About UNC Project-Uganda
In 2004, a group of UNC physicians established the Amal Murarka International Pediatric Health Foundation in memory of their colleague, Dr. Amal Murarka, who died unexpectedly in 2003. The foundation sent a medical team to Kampala to establish the country's first pediatric intensive care unit at Mulago Hospital, Makerere University, where Dr. Murarka had previously conducted research. Subsequent work in 2007 and 2008 focused on pediatric cardiac surgery. The foundation not only built a cardiac ICU, but also performed a total of 21 life-saving pediatric cardiac surgeries.
In 2008 the foundation partnered with the Institute for Global Health and Infectious Diseases to establish UNC Project-Uganda.
MissionThe UNC Project-Uganda was established to support sustainable delivery of compassionate and competent health care to infants, children, and adolescents in Uganda; to improve the medical knowledge of the Ugandan health care workforce through in-country training and a physician exchange program; and to provide advanced medical equipment, medications, and services necessary for the delivery of compassionate and competent pediatric care in Uganda.
Monday, October 5, 2009
What strikes me about this mission is the outstanding teamwork amongst the UNC team members and the Uganda Heart Institute staff with a common goal to provide safe surgical and postoperative conditions. There have been numerous tribulations this year ranging from illness in both the US and Ugandan team members; several children with respiratory infections and 3 of the children with active malaria. The anesthesia delivery system failed in the middle of one of the cases requiring completion of the case without it and a late night anesthesia machine repair “party” to repair it as replacement parts were not available. Drs. Mijumbi and Ejoku, the Ugandan anesthesiologists have demonstrated excellent clinical skills and are close to functioning independently.

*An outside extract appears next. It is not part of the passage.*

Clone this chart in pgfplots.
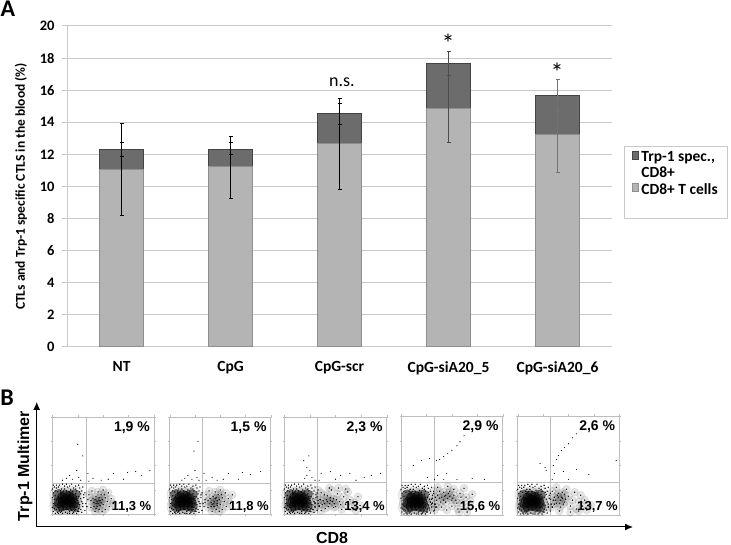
\documentclass[border=0pt]{standalone}
\usepackage{pgfplots}
\usepackage{pgfplotstable}
\usepackage{fontspec}
\pgfplotsset{compat=1.18}
\usetikzlibrary{arrows.meta,calc}
\setmainfont{Carlito}
\newfontfamily\arialf{Liberation Sans}
\definecolor{gridc}{HTML}{C9C9C9}
\definecolor{lightb}{HTML}{B4B4B4}
\definecolor{lightl}{HTML}{8E8E8E}
\definecolor{darkb}{HTML}{6C6C6C}
\definecolor{darkl}{HTML}{444444}
\definecolor{pan}{HTML}{BEBEBE}
\pgfplotstableread{
x y
14 15
11 13
17 13
13 19
16 18
10 17
19 16
14 10
10 9
18 9
7 12
21 12
6 8
22 8
6 20
22 20
}\coreT
\pgfplotstableread{
x y
1 3
3 9
2 15
1 22
4 27
7 30
2 28
5 2
9 3
13 2
17 3
21 2
25 3
28 5
24 7
27 10
25 14
29 13
26 18
28 21
24 24
21 27
18 25
15 28
12 29
9 26
3 19
1 11
4 5
7 4
11 5
15 5
19 5
23 5
26 6
30 8
31 17
29 24
27 27
23 29
19 31
14 31
10 31
6 28
0 7
0 17
0 26
3 24
2 6
6 1
10 1
15 1
20 1
24 1
29 2
32 4
33 11
32 22
30 28
26 30
17 29
12 26
8 24
4 30
1 30
23 26
27 23
31 20
34 8
35 15
28 16
30 11
26 3
22 4
17 1
8 2
3 1
5 10
4 14
6 18
5 23
8 22
11 24
14 24
17 23
20 23
23 21
24 18
24 11
22 8
6 7
}\haloT
\pgfplotstableread{
x y
38 7
41 12
44 8
47 14
50 10
43 18
48 20
52 17
40 16
45 23
50 25
54 13
56 8
36 20
39 24
46 5
52 5
58 16
42 3
49 3
44 13
47 9
46 17
49 15
43 11
41 8
51 20
38 14
55 22
60 11
42 15
45 11
48 12
46 14
43 6
}\rightA
\pgfplotstableread{
x y
35 12
38 7
41 12
44 8
47 14
50 10
43 18
48 20
52 17
40 16
45 23
50 25
54 13
56 8
36 20
39 24
46 5
52 5
58 16
42 3
49 3
44 13
47 9
46 17
49 15
43 11
41 8
51 20
38 14
55 22
60 11
62 20
45 16
42 10
47 11
}\rightB
\pgfplotstableread{
x y
28 5
30 12
32 18
34 9
36 22
38 14
40 6
42 19
44 11
46 25
48 16
50 8
52 21
54 13
56 5
58 18
60 10
62 23
64 15
66 7
68 12
70 4
72 18
74 9
37 10
41 15
45 17
43 8
47 13
39 20
35 15
49 11
33 25
44 27
53 27
60 26
30 7
33 14
36 4
39 11
42 13
45 14
48 7
51 15
55 10
}\rightC
\pgfplotstableread{
x y
28 7
30 16
32 24
34 11
36 28
38 17
40 8
42 23
44 13
46 29
48 19
50 9
52 26
54 15
56 6
58 22
60 12
62 27
64 18
66 8
68 14
70 21
36 20
40 18
44 20
48 24
52 20
38 24
42 15
46 17
34 18
50 15
33 5
45 5
57 3
65 3
31 12
35 8
39 13
43 19
47 22
51 17
55 12
59 18
}\rightD
\pgfplotstableread{
x y
30 8
32 16
34 24
36 11
38 28
40 18
42 8
44 23
46 13
48 26
50 19
52 9
54 15
56 23
58 6
60 13
62 20
64 9
66 15
68 5
36 18
40 22
42 15
38 12
44 17
46 21
34 8
41 4
52 3
60 4
72 10
37 15
39 20
41 12
43 18
45 11
47 16
}\rightE
\pgfplotstableread{
x y
20 36
24 45
26 38
28 35
17 40
30 60
25 72
14 37
36 34
40 37
48 35
60 42
74 43
82 44
88 40
55 36
70 36
10 35
35 42
96 45
}\sparseA
\pgfplotstableread{
x y
22 36
25 45
27 38
29 35
18 40
28 75
24 65
15 37
36 35
42 38
47 35
58 42
72 43
80 41
90 44
53 36
68 36
12 35
34 42
}\sparseB
\pgfplotstableread{
x y
20 37
22 40
25 45
27 38
30 35
19 55
24 60
22 48
36 42
45 44
55 40
64 42
78 38
85 40
94 42
34 35
50 36
70 35
}\sparseC
\pgfplotstableread{
x y
35 55
38 56
42 59
46 62
50 65
55 70
58 74
62 80
20 55
28 57
12 50
36 40
42 36
55 36
70 37
82 36
26 38
33 36
45 42
}\sparseD
\pgfplotstableread{
x y
35 50
38 56
40 60
43 65
46 68
50 72
54 78
58 82
22 52
27 48
28 45
36 42
45 44
58 46
70 41
97 55
34 36
50 36
}\sparseE
\newcommand{\panel}[9]{%
\begin{axis}[at={(#1pt,#2pt)},anchor=south west,scale only axis,width=#3pt,height=#4pt,
 xmin=0,xmax=100,ymin=0,ymax=100,
 axis line style={draw=pan,line width=0.6pt},
 xtick={0,25,50,75,100},ytick={0,25,50,75,100},
 xticklabels={},yticklabels={},
 tick style={draw=pan,line width=0.4pt},tick align=outside,major tick length=1.5pt,
 clip=true]
\addplot[only marks,mark=*,mark size=9pt,opacity=0.08,mark options={draw=none,fill=black}] table {\coreT};
\addplot[only marks,mark=*,mark size=5.5pt,opacity=0.45,mark options={draw=none,fill=black}] table {\coreT};
\addplot[only marks,mark=*,mark size=0.4pt,mark options={draw=none,fill=black}] table {\haloT};
\addplot[only marks,mark=*,mark size=4pt,opacity=0.1,mark options={draw=none,fill=black}] table {#7};
\addplot[only marks,mark=*,mark size=0.4pt,mark options={draw=none,fill=black!85}] table {#7};
\addplot[only marks,mark=*,mark size=0.28pt,mark options={draw=none,fill=black!55}] table {#8};
\addplot[pan,line width=0.7pt] coordinates {(#5,0) (#5,100)};
\addplot[pan,line width=0.7pt] coordinates {(0,#6) (100,#6)};
\end{axis}%
\node[anchor=east,font=\arialf\bfseries\fontsize{14}{16}\selectfont,inner sep=0pt] at ($(#1pt,#2pt)+(#3pt,#4pt)+(-4pt,-10.5pt)$) {#9};%
}
\begin{document}
\begin{tikzpicture}
\useasboundingbox (0,0) rectangle (731pt,545pt);
\begin{axis}[at={(67pt,198pt)},anchor=south west,scale only axis,width=545pt,height=321pt,
 ybar stacked,bar width=44pt,
 xmin=-0.5,xmax=4.5,ymin=0,ymax=20,
 xtick={0,1,2,3,4},
 xticklabels={NT,CpG,CpG-scr,CpG-siA20\_5,CpG-siA20\_6},
 ytick={0,2,...,20},
 ymajorgrids,
 grid style={draw=gridc,line width=1pt},
 axis x line=bottom,axis y line=left,
 axis line style={draw=gridc,line width=1pt,-},
 y tick style={draw=gridc,line width=1pt},
 x tick style={draw=none},
 tick align=outside,major tick length=5pt,
 /pgf/number format/assume math mode=true,
 xticklabel style={font=\bfseries\fontsize{15.5}{18}\selectfont,yshift=-6pt},
 yticklabel style={font=\bfseries\fontsize{14.5}{16}\selectfont,xshift=-4pt},
 ylabel={CTLs and Trp-1 specific CTLS in the blood (\%)},
 ylabel shift=6pt,
 ylabel style={font=\bfseries\fontsize{13.5}{16}\selectfont},
 legend cell align=left,
 reverse legend,
 legend style={at={(1.022,0.626)},anchor=north west,draw=gridc,line width=0.8pt,
  font=\bfseries\fontsize{15.5}{17}\selectfont,inner xsep=8pt,inner ysep=3pt,row sep=0pt,
  /tikz/every even column/.append style={column sep=5pt}},
]
\addlegendimage{empty legend}
\addlegendentry{\rule{0pt}{12pt}}
\addplot[fill=lightb,draw=lightl,line width=1pt] coordinates {(0,11.06) (1,11.23) (2,12.67) (3,14.85) (4,13.23)};
\addlegendentry{CD8+ T cells}
\addlegendimage{empty legend}
\addlegendentry{CD8+}
\addplot[fill=darkb,draw=darkl,line width=1pt] coordinates {(0,1.27) (1,1.10) (2,1.89) (3,2.82) (4,2.45)};
\addlegendentry{Trp-1 spec.,}
\end{axis}
\begin{axis}[at={(67pt,198pt)},anchor=south west,scale only axis,width=545pt,height=321pt,
 xmin=-0.5,xmax=4.5,ymin=0,ymax=20,hide axis,clip=false]
\addplot[draw=none,mark=none,error bars/.cd,y dir=both,y explicit,
 error bar style={draw=black,line width=0.6pt},error mark options={draw=black,rotate=90,mark size=2pt,line width=0.6pt}]
 table[x=x,y=y,y error=e] {
x y e
0 11.06 2.87
1 11.20 1.91
2 12.67 2.85
};
\addplot[draw=none,mark=none,error bars/.cd,y dir=both,y explicit,
 error bar style={draw=black,line width=0.6pt},error mark options={draw=black,rotate=90,mark size=2pt,line width=0.6pt}]
 table[x=x,y=y,y error=e] {
x y e
0 12.33 0.42
1 12.36 0.38
2 14.53 0.65
};
\addplot[draw=none,mark=none,error bars/.cd,y dir=both,y explicit,
 error bar style={draw=black!70,line width=0.7pt},error mark options={draw=black!70,rotate=90,mark size=2pt,line width=0.7pt}]
 table[x=x,y=y,y error=e] {
x y e
3 14.85 2.10
3 17.67 0.72
};
\addplot[draw=none,mark=none,error bars/.cd,y dir=both,y explicit,
 error bar style={draw=black!55,line width=0.7pt},error mark options={draw=black!55,rotate=90,mark size=2pt,line width=0.7pt}]
 table[x=x,y=y,y error=e] {
x y e
4 13.23 2.33
4 15.70 0.95
};
\end{axis}
\panel{52.3}{30.7}{101.7}{97.3}{33}{32}{\rightA}{\sparseA}{1,9 \%}
\panel{169.7}{30.7}{101}{97.3}{32}{32}{\rightB}{\sparseB}{1,5 \%}
\panel{284.3}{30.7}{102.4}{97.3}{32.6}{33}{\rightC}{\sparseC}{2,3 \%}
\panel{401}{30}{101.7}{99}{32.5}{32.5}{\rightD}{\sparseD}{2,9 \%}
\panel{517.7}{30}{101.6}{99}{32.2}{32.5}{\rightE}{\sparseE}{2,6 \%}
\begin{scope}[x=1pt,y=1pt]
\node[font=\fontsize{18}{20}\selectfont,inner sep=0pt] at (342,462.5) {n.s.};
\node[font=\fontsize{26}{26}\selectfont,inner sep=0pt] at (448,502) {*};
\node[font=\fontsize{26}{26}\selectfont,inner sep=0pt] at (557,473) {*};
\node[font=\bfseries\fontsize{24}{24}\selectfont,inner sep=0pt] at (8,536) {A};
\node[font=\bfseries\fontsize{24}{24}\selectfont,inner sep=0pt] at (7,147) {B};
\node[anchor=east,font=\arialf\bfseries\fontsize{13}{15}\selectfont,inner sep=0pt] at (151.5,38) {11,3 \%};
\node[anchor=east,font=\arialf\bfseries\fontsize{13}{15}\selectfont,inner sep=0pt] at (269,38) {11,8 \%};
\node[anchor=east,font=\arialf\bfseries\fontsize{13}{15}\selectfont,inner sep=0pt] at (385,38) {13,4 \%};
\node[anchor=east,font=\arialf\bfseries\fontsize{13}{15}\selectfont,inner sep=0pt] at (500.5,38) {15,6 \%};
\node[anchor=east,font=\arialf\bfseries\fontsize{13}{15}\selectfont,inner sep=0pt] at (618,38) {13,7 \%};
\draw[line width=1pt,-{Latex[length=8pt,width=7pt]}] (36.7,18) -- (633,18);
\draw[line width=1pt,-{Latex[length=8pt,width=7pt]}] (36.7,18) -- (36.7,143);
\node[rotate=90,font=\arialf\bfseries\fontsize{16}{18}\selectfont,inner sep=0pt] at (25,79) {Trp-1 Multimer};
\node[font=\arialf\bfseries\fontsize{16}{18}\selectfont,inner sep=0pt] at (332,7.5) {CD8};
\end{scope}
\end{tikzpicture}
\end{document}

Through all of the adversity team members have tirelessly pitched in- nurses, Respiratory Care Practitioners, biomedical engineers, surgeons and ICU attendings alike - to assist the anesthesia team in providing safe intraoperative care of the children. Separate thanks need to go to Karla, Katherine, Jen and Rueben assuring that all needed supplies were on site and Dr. Kocis for his energy, enthusiasm and effectiveness in coordinating such a large scale project.